Das Buch fängt mitten im Geschehen an. Man wird hinein geworfen in eine vergangene Welt und in eine außergewöhnliche, spannende und lebensverändernde Situation. Teilweise konnte ich mich gar nicht von den Seiten losreißen. Geschickt sind dann auch die vielen kleinen Rückblicke in Martins Leben in der Tschechoslowakei vor der Flucht seiner Familie.
Hier wird kaum geschichtliches Wissen vorausgesetzt, was ich für ein Kinderbuch sehr gut finde. Es wird einfach viel aus dem Alltag eines früheren Ostblockstaates erzählt, und so erfährt man viel über Schule, Erziehung, Pionierorganisation, Essen, Familie- und Freundeszusammenhalt, kurz: eben über alles, was das Leben eines Kindes ausgemacht haben könnte. Durch die kindlichen Augen Martins versteht man dann auch viel der größeren Geschichte.

Leider wird zu wenig auf den Verlust der Heimat eingegangen und die Schwierigkeiten, die ein Neuanfang mit sich bringt. Nur an ein oder zwei Stellen schimmert Martins Traurigkeit im Angesicht dessen durch, was er für die Freiheit zurücklassen muss.
Andererseits haben mir die Passagen besonders gut gefallen, in denen Deutsch gesprochen wurde, was Martin nicht verstehen kann. Diese hat Dolejš sehr gekonnt umgesetzt, sodass man selbst Schwierigkeiten hat, diese neue Sprache zu verstehen und sich so besser in Martins Lage versetzen kann.
Ohne dass Dolejš Gefühle wie das der Einsamkeit oder des Verlorenseins explizit anspricht, gelingt ihm hier ein tiefer Einblick in Martins Gefühlswelt, für den plötzlich alles anders ist und der sich mit niemandem mehr richtig verständigen kann.
Auch Martins Normalität hat mir gut gefallen, denn er kommt anders als andere Protagonist:innen ganz ohne Superkräfte oder besondere Talente aus. Ich denke, man kann sich deshalb so gut mit ihm identifizieren und ist sehr nah bei ihm, seinen Wünschen, Ängsten und Träumen.
Da wäre z.B. Ivanka, die Martins Pioniergruppe leitet und in die er unsterblich verliebt ist, die ihn allerdings überhaupt nicht beachtet. Andere Charaktere wie beispielsweise Martins Eltern wirken jedoch ein bisschen flach, man taucht weniger in sie ein, was natürlich auch der Ich-Erzählweise geschuldet ist.

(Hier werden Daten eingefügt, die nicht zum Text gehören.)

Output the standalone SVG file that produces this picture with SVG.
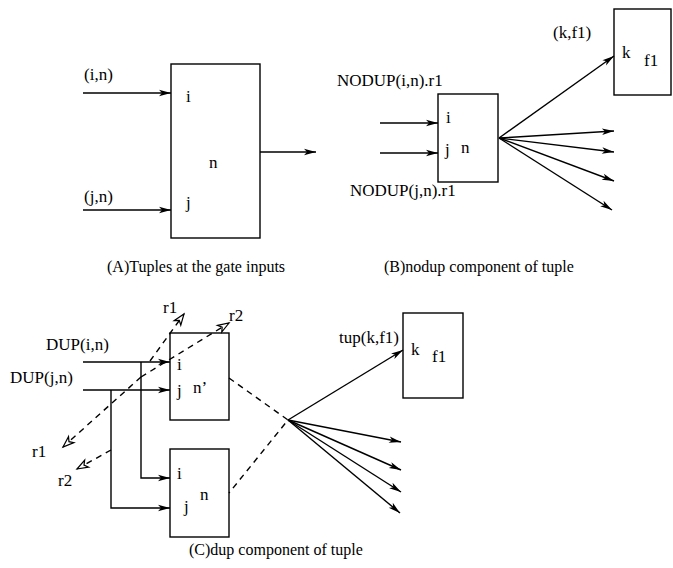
<svg xmlns="http://www.w3.org/2000/svg" width="673" height="568" viewBox="0 0 673 568">
<defs>
<marker id="ah" markerUnits="userSpaceOnUse" markerWidth="13" markerHeight="8" refX="12" refY="4" orient="auto" overflow="visible">
<path d="M0,0.8 L12,4 L0,7.2 L3,4 Z" fill="#000"/>
</marker>
<marker id="oh" markerUnits="userSpaceOnUse" markerWidth="13" markerHeight="9" refX="11" refY="4.5" orient="auto" overflow="visible">
<path d="M0,0.5 L11,4.5 L0,8.5 L3,4.5 Z" fill="#fff" stroke="#000" stroke-width="1.2"/>
</marker>
<style>
.box{fill:#fff;stroke:#000;stroke-width:1.4}
.ln{fill:none;stroke:#000;stroke-width:1.4}
.ar{fill:none;stroke:#000;stroke-width:1.4;marker-end:url(#ah)}
.da{fill:none;stroke:#000;stroke-width:1.4;stroke-dasharray:6 5}
.dh{marker-end:url(#oh)}
text{font-family:"Liberation Serif","Times New Roman",serif;font-size:17px;fill:#000}
.cap{font-size:16px}
</style>
</defs>
<rect width="673" height="568" fill="#fff"/>

<!-- Panel A -->
<g id="nodeA">
<rect class="box" x="171" y="64" width="89" height="174"/>
<text x="186" y="102">i</text>
<text x="186" y="208">j</text>
<text x="209" y="168">n</text>
</g>

<!-- Panel B -->
<g id="nodeB">
<rect class="box" x="438" y="94" width="60" height="88"/>
<text x="446" y="123">i</text>
<text x="445" y="155">j</text>
<text x="461" y="153">n</text>
</g>
<g id="nodeBk">
<rect class="box" x="614" y="9" width="57" height="86"/>
<text x="622" y="58">k</text>
<text x="644" y="66">f1</text>
</g>

<!-- Panel C -->
<g id="nodeCn1">
<rect class="box" x="170" y="333" width="59" height="87"/>
<text x="177" y="370">i</text>
<text x="177" y="396">j</text>
<text x="193" y="393">n’</text>
</g>
<g id="nodeCn">
<rect class="box" x="170" y="449" width="59" height="88"/>
<text x="177" y="479">i</text>
<text x="184" y="512">j</text>
<text x="200" y="500">n</text>
</g>
<g id="nodeCk">
<rect class="box" x="403" y="313" width="60" height="85"/>
<text x="411" y="355">k</text>
<text x="432" y="362">f1</text>
</g>

<g id="connectors">
<!-- A -->
<path class="ar" d="M83,93 H171"/>
<path class="ar" d="M83,210 H171"/>
<path class="ar" d="M260,152 H316"/>
<!-- B -->
<path class="ar" d="M380,123 H438"/>
<path class="ar" d="M380,153 H438"/>
<path class="ar" d="M499,138 L614,56"/>
<path class="ar" d="M499,138 L614,131"/>
<path class="ar" d="M499,138 L614,152"/>
<path class="ar" d="M499,138 L614,181"/>
<path class="ar" d="M499,138 L612,210"/>
<!-- C inputs -->
<path class="ar" d="M83,362 H170"/>
<path class="ar" d="M83,390 H170"/>
<path class="ar" d="M141,362 V478 H170"/>
<path class="ar" d="M111,390 V508 H170"/>
<!-- C dashed -->
<path class="da dh" d="M150,361 L184,314"/>
<path class="da dh" d="M141,377 L229,323"/>
<path class="da dh" d="M141,377 L63,447"/>
<path class="da dh" d="M111,450 L77,469"/>
<path class="da" d="M229,378 L288,420 L229,493"/>
<!-- C fan -->
<path class="ar" d="M288,420 L403,350"/>
<path class="ar" d="M288,420 L401,442"/>
<path class="ar" d="M288,420 L401,470"/>
<path class="ar" d="M288,420 L401,492"/>
<path class="ar" d="M288,420 L400,513"/>
</g>

<g id="labels">
<text x="84" y="80">(i,n)</text>
<text x="84" y="202">(j,n)</text>
<text x="337" y="86">NODUP(i,n).r1</text>
<text x="350" y="196">NODUP(j,n).r1</text>
<text x="553" y="38">(k,f1)</text>
<text x="46" y="350">DUP(i,n)</text>
<text x="10" y="383">DUP(j,n)</text>
<text x="163" y="313">r1</text>
<text x="229" y="321">r2</text>
<text x="32" y="457">r1</text>
<text x="58" y="486">r2</text>
<text x="339" y="343">tup(k,f1)</text>
<text class="cap" x="107" y="272">(A)Tuples at the gate inputs</text>
<text class="cap" x="384" y="272">(B)nodup component of tuple</text>
<text class="cap" x="189" y="555">(C)dup component of tuple</text>
</g>
</svg>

Überhaupt wirken die Erwachsenen in diesem Buch entweder sehr besorgt und überbehüten ihre Kinder, oder sie sind herrisch, kommandieren die Kinder herum und sind schlichtweg gefährlich.

Martins Augen, durch die wir die Geschichte betrachten, verstehen die Welt der Erwachsenen noch nicht gut, decken so aber auch einige Widersprüche in ihr auf. Das wiederum macht ihn für mich glaubwürdig. An einigen Stellen unterschätzt der Autor meiner Meinung nach allerdings junge Leser:innen. Einige Sätze und Situationen sind zu einfach, die Lösungen nach spannungsreichem Aufbau fast schon achtlos dahergebracht. Das finde ich sehr schade und denke, Dolejš könnte den Kindern beim Lesen genau so viel zutrauen wie seiner Romanfigur.

Insgesamt hat mir das Buch sehr gut gefallen und ich kann mir vorstellen, dass man gerade an den Stellen, an denen es Lücken lässt, mit Neugier ansetzen kann, um noch mehr über die Geschichte zu erfahren.